# COLLECTED DATA
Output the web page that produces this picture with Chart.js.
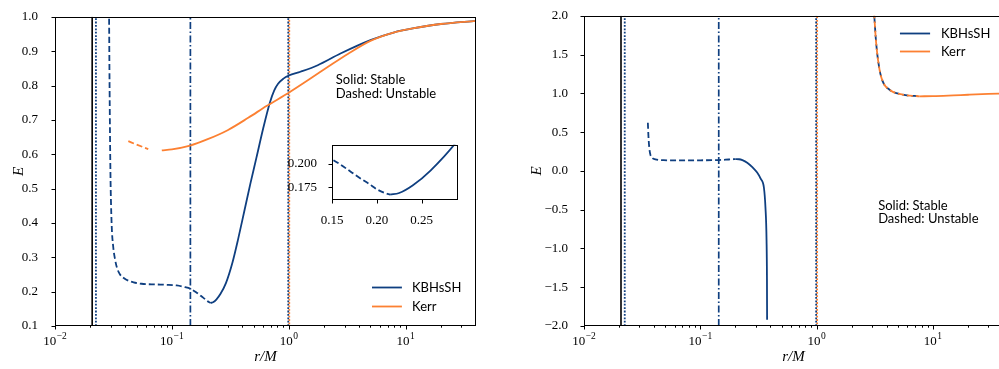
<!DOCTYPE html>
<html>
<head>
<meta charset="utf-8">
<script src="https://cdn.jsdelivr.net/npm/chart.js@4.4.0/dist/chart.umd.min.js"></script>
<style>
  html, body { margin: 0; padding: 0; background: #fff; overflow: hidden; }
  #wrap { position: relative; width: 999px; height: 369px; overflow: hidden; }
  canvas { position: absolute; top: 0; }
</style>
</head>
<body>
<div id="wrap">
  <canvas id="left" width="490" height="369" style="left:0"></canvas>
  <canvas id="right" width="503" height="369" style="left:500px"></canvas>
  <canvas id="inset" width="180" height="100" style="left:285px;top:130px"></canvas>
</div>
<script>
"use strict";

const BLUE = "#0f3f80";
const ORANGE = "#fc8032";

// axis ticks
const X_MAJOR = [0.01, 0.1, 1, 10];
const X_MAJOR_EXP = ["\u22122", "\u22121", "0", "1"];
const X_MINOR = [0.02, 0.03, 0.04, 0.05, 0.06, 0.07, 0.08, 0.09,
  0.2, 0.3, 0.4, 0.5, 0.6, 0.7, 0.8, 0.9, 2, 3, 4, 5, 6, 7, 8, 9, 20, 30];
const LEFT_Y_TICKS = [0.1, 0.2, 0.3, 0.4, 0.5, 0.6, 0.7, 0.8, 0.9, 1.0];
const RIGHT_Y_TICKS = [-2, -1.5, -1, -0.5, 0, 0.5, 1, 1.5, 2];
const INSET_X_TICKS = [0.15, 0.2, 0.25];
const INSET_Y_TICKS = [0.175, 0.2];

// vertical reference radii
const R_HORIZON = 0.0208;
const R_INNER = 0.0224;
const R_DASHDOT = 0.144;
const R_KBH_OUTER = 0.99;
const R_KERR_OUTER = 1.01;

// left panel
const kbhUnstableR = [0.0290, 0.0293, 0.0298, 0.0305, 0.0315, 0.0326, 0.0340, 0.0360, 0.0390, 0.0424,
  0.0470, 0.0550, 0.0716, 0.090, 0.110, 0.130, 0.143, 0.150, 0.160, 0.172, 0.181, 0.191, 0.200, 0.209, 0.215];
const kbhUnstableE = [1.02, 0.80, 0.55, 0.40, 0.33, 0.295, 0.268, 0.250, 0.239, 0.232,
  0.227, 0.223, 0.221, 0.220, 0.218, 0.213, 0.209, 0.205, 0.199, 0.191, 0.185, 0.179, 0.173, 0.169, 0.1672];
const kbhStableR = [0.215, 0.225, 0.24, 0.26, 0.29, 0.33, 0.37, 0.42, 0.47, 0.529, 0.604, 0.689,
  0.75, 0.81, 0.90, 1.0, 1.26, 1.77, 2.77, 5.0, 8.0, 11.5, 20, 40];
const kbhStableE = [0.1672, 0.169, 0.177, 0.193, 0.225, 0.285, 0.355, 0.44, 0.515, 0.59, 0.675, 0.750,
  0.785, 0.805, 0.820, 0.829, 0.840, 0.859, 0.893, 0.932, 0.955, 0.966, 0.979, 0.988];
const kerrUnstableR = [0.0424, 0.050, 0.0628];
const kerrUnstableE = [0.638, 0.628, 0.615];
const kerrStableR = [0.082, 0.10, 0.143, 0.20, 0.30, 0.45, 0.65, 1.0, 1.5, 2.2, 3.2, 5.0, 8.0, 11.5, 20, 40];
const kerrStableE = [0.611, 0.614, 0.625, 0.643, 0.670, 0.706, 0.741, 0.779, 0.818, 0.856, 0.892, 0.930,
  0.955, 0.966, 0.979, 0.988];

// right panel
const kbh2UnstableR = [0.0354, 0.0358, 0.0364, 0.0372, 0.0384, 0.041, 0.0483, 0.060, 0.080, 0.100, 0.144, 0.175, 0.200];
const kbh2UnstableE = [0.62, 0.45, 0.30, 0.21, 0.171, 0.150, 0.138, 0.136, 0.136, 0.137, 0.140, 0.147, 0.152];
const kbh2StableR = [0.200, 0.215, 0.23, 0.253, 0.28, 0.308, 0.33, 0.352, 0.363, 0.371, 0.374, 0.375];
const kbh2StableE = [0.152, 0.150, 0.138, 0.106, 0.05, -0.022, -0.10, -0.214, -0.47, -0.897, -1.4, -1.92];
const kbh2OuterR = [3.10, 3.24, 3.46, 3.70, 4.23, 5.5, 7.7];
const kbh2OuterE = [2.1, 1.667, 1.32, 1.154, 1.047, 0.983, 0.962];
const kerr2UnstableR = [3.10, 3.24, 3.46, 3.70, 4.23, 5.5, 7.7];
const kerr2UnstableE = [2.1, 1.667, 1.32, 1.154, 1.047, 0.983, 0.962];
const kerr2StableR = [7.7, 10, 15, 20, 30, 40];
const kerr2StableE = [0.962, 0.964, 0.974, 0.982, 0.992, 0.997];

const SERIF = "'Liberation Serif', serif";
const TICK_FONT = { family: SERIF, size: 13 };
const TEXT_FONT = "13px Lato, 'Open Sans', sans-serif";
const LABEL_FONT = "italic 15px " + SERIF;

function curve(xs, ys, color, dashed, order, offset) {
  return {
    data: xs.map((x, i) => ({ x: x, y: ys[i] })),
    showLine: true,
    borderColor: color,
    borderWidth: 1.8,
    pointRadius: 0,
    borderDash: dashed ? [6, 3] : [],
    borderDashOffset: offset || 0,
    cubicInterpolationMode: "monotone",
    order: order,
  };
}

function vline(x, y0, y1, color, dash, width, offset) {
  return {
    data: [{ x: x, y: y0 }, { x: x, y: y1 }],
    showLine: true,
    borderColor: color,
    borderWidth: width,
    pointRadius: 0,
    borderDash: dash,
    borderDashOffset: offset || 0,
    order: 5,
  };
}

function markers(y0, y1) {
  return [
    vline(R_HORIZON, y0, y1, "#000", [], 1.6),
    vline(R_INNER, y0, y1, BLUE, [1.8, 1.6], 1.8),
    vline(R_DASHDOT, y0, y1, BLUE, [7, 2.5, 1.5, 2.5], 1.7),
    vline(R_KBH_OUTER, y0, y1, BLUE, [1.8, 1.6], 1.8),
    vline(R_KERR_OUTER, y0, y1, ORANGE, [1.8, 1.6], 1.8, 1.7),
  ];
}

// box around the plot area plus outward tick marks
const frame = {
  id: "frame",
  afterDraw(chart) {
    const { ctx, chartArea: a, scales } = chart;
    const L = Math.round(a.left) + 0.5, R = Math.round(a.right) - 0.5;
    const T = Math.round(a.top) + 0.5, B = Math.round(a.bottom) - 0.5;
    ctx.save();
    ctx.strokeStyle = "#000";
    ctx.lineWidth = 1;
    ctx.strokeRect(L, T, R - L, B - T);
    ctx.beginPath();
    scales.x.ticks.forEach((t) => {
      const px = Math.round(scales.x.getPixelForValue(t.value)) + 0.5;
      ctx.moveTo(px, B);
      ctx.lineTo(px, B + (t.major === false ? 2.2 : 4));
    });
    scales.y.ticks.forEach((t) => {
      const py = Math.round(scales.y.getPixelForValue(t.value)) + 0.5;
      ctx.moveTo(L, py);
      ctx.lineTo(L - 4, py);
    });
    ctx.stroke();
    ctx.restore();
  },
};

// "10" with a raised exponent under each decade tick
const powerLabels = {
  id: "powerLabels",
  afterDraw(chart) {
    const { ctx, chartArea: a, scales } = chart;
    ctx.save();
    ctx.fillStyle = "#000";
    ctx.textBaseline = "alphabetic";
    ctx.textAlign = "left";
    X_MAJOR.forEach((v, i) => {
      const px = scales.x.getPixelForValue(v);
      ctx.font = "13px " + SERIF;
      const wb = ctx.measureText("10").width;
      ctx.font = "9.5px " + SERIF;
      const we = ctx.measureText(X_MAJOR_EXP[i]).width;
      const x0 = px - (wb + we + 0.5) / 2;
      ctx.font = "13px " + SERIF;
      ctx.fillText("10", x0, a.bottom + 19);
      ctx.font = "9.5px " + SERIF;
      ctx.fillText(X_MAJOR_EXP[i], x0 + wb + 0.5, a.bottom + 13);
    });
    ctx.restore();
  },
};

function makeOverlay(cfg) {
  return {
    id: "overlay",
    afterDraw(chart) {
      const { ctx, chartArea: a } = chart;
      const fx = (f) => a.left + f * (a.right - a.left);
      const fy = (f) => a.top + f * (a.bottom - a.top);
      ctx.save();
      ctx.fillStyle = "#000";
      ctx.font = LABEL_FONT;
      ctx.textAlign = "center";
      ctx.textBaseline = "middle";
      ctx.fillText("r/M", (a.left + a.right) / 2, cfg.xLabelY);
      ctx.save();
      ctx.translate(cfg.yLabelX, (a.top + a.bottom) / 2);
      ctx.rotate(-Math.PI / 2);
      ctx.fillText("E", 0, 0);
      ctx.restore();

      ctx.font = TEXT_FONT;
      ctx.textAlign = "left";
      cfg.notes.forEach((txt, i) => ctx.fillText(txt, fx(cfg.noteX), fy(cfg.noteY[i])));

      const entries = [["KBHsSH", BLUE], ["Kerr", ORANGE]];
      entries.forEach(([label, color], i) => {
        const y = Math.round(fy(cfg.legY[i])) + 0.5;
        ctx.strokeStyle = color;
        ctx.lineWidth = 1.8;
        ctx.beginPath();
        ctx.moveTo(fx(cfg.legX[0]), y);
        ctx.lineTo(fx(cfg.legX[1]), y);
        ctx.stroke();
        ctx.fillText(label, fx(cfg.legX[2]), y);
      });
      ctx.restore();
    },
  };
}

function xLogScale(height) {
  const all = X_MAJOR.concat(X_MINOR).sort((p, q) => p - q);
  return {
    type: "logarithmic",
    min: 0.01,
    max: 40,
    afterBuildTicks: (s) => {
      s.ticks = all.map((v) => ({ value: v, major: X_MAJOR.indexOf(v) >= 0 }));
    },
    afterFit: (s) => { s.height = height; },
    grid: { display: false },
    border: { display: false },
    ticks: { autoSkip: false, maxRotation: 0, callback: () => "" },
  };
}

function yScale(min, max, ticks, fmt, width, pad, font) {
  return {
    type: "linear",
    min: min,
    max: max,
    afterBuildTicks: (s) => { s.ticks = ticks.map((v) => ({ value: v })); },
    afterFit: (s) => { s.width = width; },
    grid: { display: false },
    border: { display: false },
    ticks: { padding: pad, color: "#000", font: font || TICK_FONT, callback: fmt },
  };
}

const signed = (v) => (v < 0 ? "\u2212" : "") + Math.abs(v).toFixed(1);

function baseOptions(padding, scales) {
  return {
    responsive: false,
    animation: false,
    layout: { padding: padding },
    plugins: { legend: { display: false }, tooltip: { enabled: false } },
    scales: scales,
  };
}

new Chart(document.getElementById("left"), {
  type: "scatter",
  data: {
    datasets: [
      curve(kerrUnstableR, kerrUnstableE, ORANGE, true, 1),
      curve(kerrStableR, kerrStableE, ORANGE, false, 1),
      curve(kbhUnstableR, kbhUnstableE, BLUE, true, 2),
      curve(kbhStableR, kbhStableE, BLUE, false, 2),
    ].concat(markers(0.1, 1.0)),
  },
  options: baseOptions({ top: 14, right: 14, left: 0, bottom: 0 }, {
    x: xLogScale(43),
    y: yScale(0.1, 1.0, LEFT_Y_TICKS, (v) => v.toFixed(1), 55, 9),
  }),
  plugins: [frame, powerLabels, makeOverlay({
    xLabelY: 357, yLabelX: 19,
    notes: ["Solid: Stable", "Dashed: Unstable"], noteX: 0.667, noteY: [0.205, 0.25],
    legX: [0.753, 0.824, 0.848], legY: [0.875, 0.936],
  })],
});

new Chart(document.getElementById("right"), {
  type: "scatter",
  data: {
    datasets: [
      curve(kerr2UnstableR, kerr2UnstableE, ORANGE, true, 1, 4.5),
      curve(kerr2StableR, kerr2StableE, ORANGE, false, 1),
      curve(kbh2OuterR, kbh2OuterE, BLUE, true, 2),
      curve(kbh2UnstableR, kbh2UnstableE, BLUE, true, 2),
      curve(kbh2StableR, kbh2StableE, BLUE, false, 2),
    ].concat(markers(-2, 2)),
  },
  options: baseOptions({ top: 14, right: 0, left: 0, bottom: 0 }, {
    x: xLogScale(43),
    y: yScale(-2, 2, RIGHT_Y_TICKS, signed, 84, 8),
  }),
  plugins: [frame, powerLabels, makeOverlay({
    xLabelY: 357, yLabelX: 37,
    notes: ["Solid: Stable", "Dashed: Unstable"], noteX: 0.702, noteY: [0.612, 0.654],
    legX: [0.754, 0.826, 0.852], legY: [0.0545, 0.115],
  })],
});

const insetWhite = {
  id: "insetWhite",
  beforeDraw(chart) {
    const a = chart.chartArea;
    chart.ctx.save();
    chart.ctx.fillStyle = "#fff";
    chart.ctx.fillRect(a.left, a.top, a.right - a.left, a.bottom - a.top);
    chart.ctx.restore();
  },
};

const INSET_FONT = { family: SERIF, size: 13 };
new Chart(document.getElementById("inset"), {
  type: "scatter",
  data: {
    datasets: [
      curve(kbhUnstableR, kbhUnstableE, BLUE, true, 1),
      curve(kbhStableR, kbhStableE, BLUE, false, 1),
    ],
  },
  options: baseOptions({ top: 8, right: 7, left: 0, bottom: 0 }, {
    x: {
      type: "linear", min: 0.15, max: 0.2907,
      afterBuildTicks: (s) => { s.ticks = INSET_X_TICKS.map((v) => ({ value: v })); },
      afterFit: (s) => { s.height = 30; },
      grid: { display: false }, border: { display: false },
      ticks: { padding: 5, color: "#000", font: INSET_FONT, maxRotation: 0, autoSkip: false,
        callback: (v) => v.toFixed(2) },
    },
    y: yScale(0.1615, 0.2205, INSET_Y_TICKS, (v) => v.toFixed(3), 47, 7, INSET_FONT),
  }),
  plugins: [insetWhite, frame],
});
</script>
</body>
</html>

# PROBLEM STATEMENT
Without any pictures, reproduce the lines from the first one in the material through the line that has "const R_KERR_OUTER = 1.01;", exactly as they appear.

# RESPONSE FOR THIS EXERCISE
Output the web page that produces this picture with Chart.js.
<!DOCTYPE html>
<html>
<head>
<meta charset="utf-8">
<script src="https://cdn.jsdelivr.net/npm/chart.js@4.4.0/dist/chart.umd.min.js"></script>
<style>
  html, body { margin: 0; padding: 0; background: #fff; overflow: hidden; }
  #wrap { position: relative; width: 999px; height: 369px; overflow: hidden; }
  canvas { position: absolute; top: 0; }
</style>
</head>
<body>
<div id="wrap">
  <canvas id="left" width="490" height="369" style="left:0"></canvas>
  <canvas id="right" width="503" height="369" style="left:500px"></canvas>
  <canvas id="inset" width="180" height="100" style="left:285px;top:130px"></canvas>
</div>
<script>
"use strict";

const BLUE = "#0f3f80";
const ORANGE = "#fc8032";

// axis ticks
const X_MAJOR = [0.01, 0.1, 1, 10];
const X_MAJOR_EXP = ["\u22122", "\u22121", "0", "1"];
const X_MINOR = [0.02, 0.03, 0.04, 0.05, 0.06, 0.07, 0.08, 0.09,
  0.2, 0.3, 0.4, 0.5, 0.6, 0.7, 0.8, 0.9, 2, 3, 4, 5, 6, 7, 8, 9, 20, 30];
const LEFT_Y_TICKS = [0.1, 0.2, 0.3, 0.4, 0.5, 0.6, 0.7, 0.8, 0.9, 1.0];
const RIGHT_Y_TICKS = [-2, -1.5, -1, -0.5, 0, 0.5, 1, 1.5, 2];
const INSET_X_TICKS = [0.15, 0.2, 0.25];
const INSET_Y_TICKS = [0.175, 0.2];

// vertical reference radii
const R_HORIZON = 0.0208;
const R_INNER = 0.0224;
const R_DASHDOT = 0.144;
const R_KBH_OUTER = 0.99;
const R_KERR_OUTER = 1.01;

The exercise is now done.